## Problem description
Retype exactly the lines from the first one through the line with "import plotly.graph_objects as go", including both ends; skip any pictures.
━━━━━━
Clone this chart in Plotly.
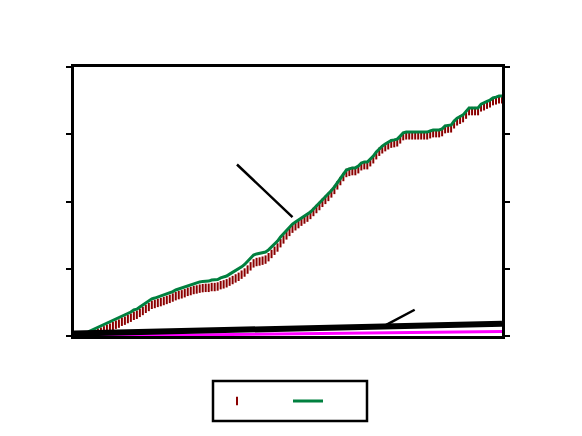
import plotly.graph_objects as go

# ---- data ----
green_vals = [0.2, 0.2, 0.4, 0.6, 0.7, 1.7, 2.2, 2.6, 3.2, 3.7,
              4.1, 4.8, 5.2, 5.8, 6.3, 6.7, 7.4, 7.8, 8.4, 8.9,
              9.7, 10.0, 10.8, 11.5, 12.3, 13.0, 13.8, 14.1, 14.5, 14.9,
              15.2, 15.6, 16.0, 16.5, 17.1, 17.5, 17.8, 18.2, 18.8, 19.1,
              19.5, 19.7, 20.1, 20.3, 20.4, 20.4, 20.8, 20.8, 21.0, 21.6,
              21.9, 22.3, 23.0, 23.6, 24.2, 24.9, 25.7, 26.6, 27.9, 29.2,
              30.1, 30.5, 30.7, 30.9, 31.2, 32.0, 33.1, 34.2, 35.3, 36.8,
              38.1, 39.4, 40.5, 41.6, 42.4, 43.1, 43.9, 44.6, 45.2, 46.1,
              47.2, 48.3, 49.4, 50.6, 51.7, 52.8, 54.1, 55.4, 57.1, 58.7,
              60.2, 61.7, 62.1, 62.5, 62.5, 63.2, 64.3, 64.7, 64.7, 65.8,
              66.9, 68.4, 69.7, 70.6, 71.4, 72.1, 72.7, 72.9, 73.2, 74.3,
              75.5, 75.8, 75.8, 75.8, 75.8, 75.8, 75.8, 75.8, 75.8, 76.2,
              76.6, 76.6, 76.6, 77.0, 78.1, 78.3, 78.4, 79.9, 81.0, 81.6,
              82.2, 83.5, 84.8, 84.8, 84.8, 84.8, 86.2, 86.6, 87.2, 87.7,
              88.5, 88.8, 89.2, 89.2]

red_vals = [0.0, 0.0, 0.0, 0.0, 0.0, 0.2, 0.5, 0.8, 1.2, 1.6,
            2.1, 2.7, 3.1, 3.7, 4.2, 4.6, 5.3, 5.7, 6.3, 6.8,
            7.5, 7.9, 8.6, 9.3, 10.1, 10.8, 11.6, 11.9, 12.3, 12.6,
            13.0, 13.4, 13.8, 14.3, 14.8, 15.2, 15.5, 15.9, 16.4, 16.7,
            17.1, 17.3, 17.6, 17.8, 17.9, 17.9, 18.2, 18.2, 18.4, 18.9,
            19.2, 19.6, 20.2, 20.8, 21.4, 22.0, 22.8, 23.6, 24.7, 25.9,
            27.0, 27.5, 27.7, 28.0, 28.4, 29.3, 30.5, 31.7, 32.9, 34.5,
            35.9, 37.4, 38.7, 39.9, 40.8, 41.6, 42.5, 43.3, 44.0, 45.0,
            46.1, 47.2, 48.3, 49.5, 50.6, 51.7, 53.0, 54.3, 56.0, 57.6,
            59.1, 60.6, 61.0, 61.3, 61.3, 62.0, 63.1, 63.5, 63.5, 64.6,
            65.7, 67.2, 68.5, 69.4, 70.2, 70.9, 71.5, 71.7, 72.0, 73.1,
            74.3, 74.6, 74.6, 74.6, 74.6, 74.6, 74.6, 74.6, 74.6, 75.0,
            75.4, 75.4, 75.4, 75.8, 76.9, 77.1, 77.2, 78.7, 79.8, 80.4,
            81.0, 82.3, 83.6, 83.6, 83.6, 83.6, 85.0, 85.4, 86.0, 86.5,
            87.3, 87.6, 88.0, 88.0]

x_idx = list(range(len(green_vals)))

black_x = [0, 143]
black_vals = [0.9, 4.6]

magenta_x = [0, 143]
magenta_vals = [-0.1, 1.7]

y_ticks = [0, 25, 50, 75, 100]

L, T, W, H = 66, 59, 428, 269  # plot area in page pixels (page has 8px body margin)
ox, oy = 74, 67  # on-screen origin of plot area

fig = go.Figure()

fig.add_trace(go.Scatter(
    x=x_idx, y=red_vals, mode="markers", name="",
    marker=dict(symbol="line-ns", size=6, color="#8B0000",
                line=dict(color="#8B0000", width=2)),
    showlegend=True,
))
fig.add_trace(go.Scatter(
    x=x_idx, y=green_vals, mode="lines", name="",
    line=dict(color="#00803F", width=3),
    showlegend=True,
))
fig.add_trace(go.Scatter(
    x=magenta_x, y=magenta_vals, mode="lines",
    line=dict(color="#FF00FF", width=3), showlegend=False,
))
fig.add_trace(go.Scatter(
    x=black_x, y=black_vals, mode="lines",
    line=dict(color="#000000", width=6), showlegend=False,
))

# annotation pointer lines (no text)
fig.add_annotation(x=73, y=44.2, text="", showarrow=True, arrowhead=0,
                   arrowwidth=2.5, arrowcolor="black", ax=-57, ay=-54,
                   standoff=0, startstandoff=0)
fig.add_annotation(x=104.3, y=4.1, text="", showarrow=True, arrowhead=0,
                   arrowwidth=2.5, arrowcolor="black", ax=30, ay=-16,
                   standoff=0, startstandoff=0)

# legend box (screen pixels converted to paper coords)
fig.add_shape(type="rect", xref="paper", yref="paper",
              x0=(213 - ox) / W, x1=(367 - ox) / W,
              y0=(336 - 421) / H, y1=(336 - 381) / H,
              line=dict(color="black", width=2.5), fillcolor="white",
              layer="below")

fig.update_layout(
    width=582, height=436,
    margin=dict(l=L, r=582 - L - W, t=T, b=436 - T - H),
    paper_bgcolor="white", plot_bgcolor="white",
    showlegend=True,
    legend=dict(orientation="h", x=(217 - ox) / W, xanchor="left",
                y=(336 - 401) / H, yanchor="middle",
                bgcolor="rgba(0,0,0,0)", borderwidth=0,
                entrywidth=26, entrywidthmode="pixels",
                font=dict(size=12)),
    xaxis=dict(range=[0, 143], showline=True, linecolor="black", linewidth=2.5,
               mirror=True, showticklabels=False, ticks="", showgrid=False,
               zeroline=False),
    yaxis=dict(range=[0, 100], tickvals=y_ticks, showline=True,
               linecolor="black", linewidth=2.5, mirror="ticks",
               ticks="outside", ticklen=5, tickwidth=2, tickcolor="black",
               showticklabels=False, showgrid=False, zeroline=False),
)

fig.write_html("out.html")
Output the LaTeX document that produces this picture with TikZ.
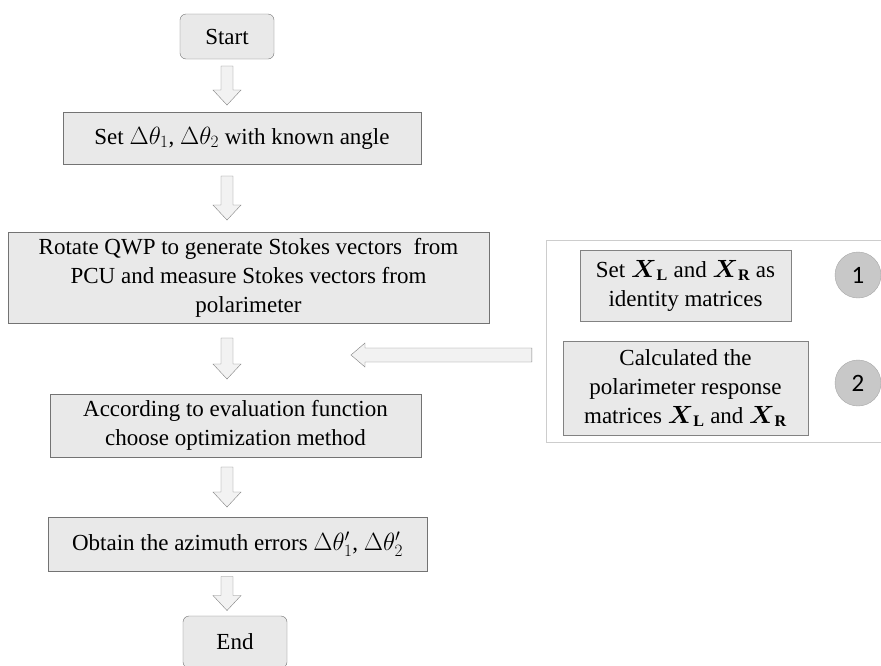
\documentclass[tikz,border=0pt]{standalone}
\usepackage{amsmath}
\usepackage{amssymb}
\usepackage{fontspec}
\setmainfont{Liberation Serif}
\newfontfamily\numfont{Carlito}
\usepackage{tikz}
\usetikzlibrary{calc}
\definecolor{boxfill}{RGB}{233,233,233}
\definecolor{boxline}{RGB}{115,115,115}
\definecolor{arrowfill}{RGB}{242,242,242}
\definecolor{arrowline}{RGB}{130,130,130}
\definecolor{panelline}{RGB}{205,205,205}
\definecolor{dotfill}{RGB}{200,200,200}
\tikzset{
  stepbox/.style={draw=boxline,fill=boxfill,rectangle,align=center,inner sep=0pt},
  termbox/.style={stepbox,rounded corners=6pt},
  innerbox/.style={stepbox,draw=arrowline},
  numdot/.style={circle,fill=dotfill,draw=arrowline!70,minimum size=46pt,inner sep=0pt,font=\numfont\fontsize{25}{30}\selectfont},
  blockarrow/.style={draw=arrowline,fill=arrowfill,line join=miter}
}
\newcommand{\flowarrow}[3]{%
  \path (#1.south) -- (#2.north) coordinate[pos=0.5] (mid);
  \draw[blockarrow] (mid -| start) ++(-6,-#3/2) -- ++(12,0) -- ++(0,#3-15) -- ++(8,0)
    -- ++(-14,15) -- ++(-14,-15) -- ++(8,0) -- cycle;}
\begin{document}
\begin{tikzpicture}[x=1pt,y=-1pt,font=\fontsize{23}{29}\selectfont]
            \useasboundingbox[fill=white] (0,0) rectangle (881,665);
            \node[termbox,minimum width=94pt,minimum height=45pt] (start) at (227,36.5) {Start};
            \node[stepbox,minimum width=358pt,minimum height=52pt] (set) at (242,138) {Set $\Delta\theta_1$, $\Delta\theta_2$ with known angle};
            \node[stepbox,minimum width=481pt,minimum height=91pt] (rotate) at (248.5,277.5) {Rotate QWP to generate Stokes vectors\ \ from\\ PCU and measure Stokes vectors from\\ polarimeter};
            \node[stepbox,minimum width=371pt,minimum height=63pt] (choose) at (235.5,425.5) {According to evaluation function\\ choose optimization method};
            \node[stepbox,minimum width=379pt,minimum height=54pt] (obtain) at (237.5,544) {Obtain the azimuth errors $\Delta\theta_1'$, $\Delta\theta_2'$};
            \node[termbox,minimum width=104pt,minimum height=52pt] (end) at (235,642) {End};
            \node[draw=panelline,minimum width=344pt,minimum height=202pt] (panel) at (718,341) {};
            \node[innerbox,minimum width=211pt,minimum height=71pt] (identity) at (685.5,285.5) {Set $\boldsymbol{X}_{\mathbf{L}}$ and $\boldsymbol{X}_{\mathbf{R}}$ as\\ identity matrices};
            \node[innerbox,minimum width=245pt,minimum height=94pt] (response) at (685.5,388) {Calculated the\\ polarimeter response\\ matrices $\boldsymbol{X}_{\mathbf{L}}$ and $\boldsymbol{X}_{\mathbf{R}}$};
            \node[numdot] (one) at (858,275) {1};
            \node[numdot] (two) at (858,383) {2};
            \flowarrow{start}{set}{39}
            \flowarrow{set}{rotate}{44}
            \flowarrow{rotate}{choose}{41}
            \flowarrow{choose}{obtain}{40}
            \flowarrow{obtain}{end}{34}
            \coordinate (tip) at (351,355);
            \coordinate (tail) at ($(panel.west |- tip)+(-14,0)$);
            \draw[blockarrow] (tip) -- ++(14,-12) -- ++(0,5) -- ([yshift=7pt]tail) -- ([yshift=-7pt]tail)
              -- ([shift={(14pt,-7pt)}]tip) -- ++(0,5) -- cycle;
        \end{tikzpicture}
\end{document}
━━━━━━
## Answer for this exercise
Clone this chart in Plotly.
import plotly.graph_objects as go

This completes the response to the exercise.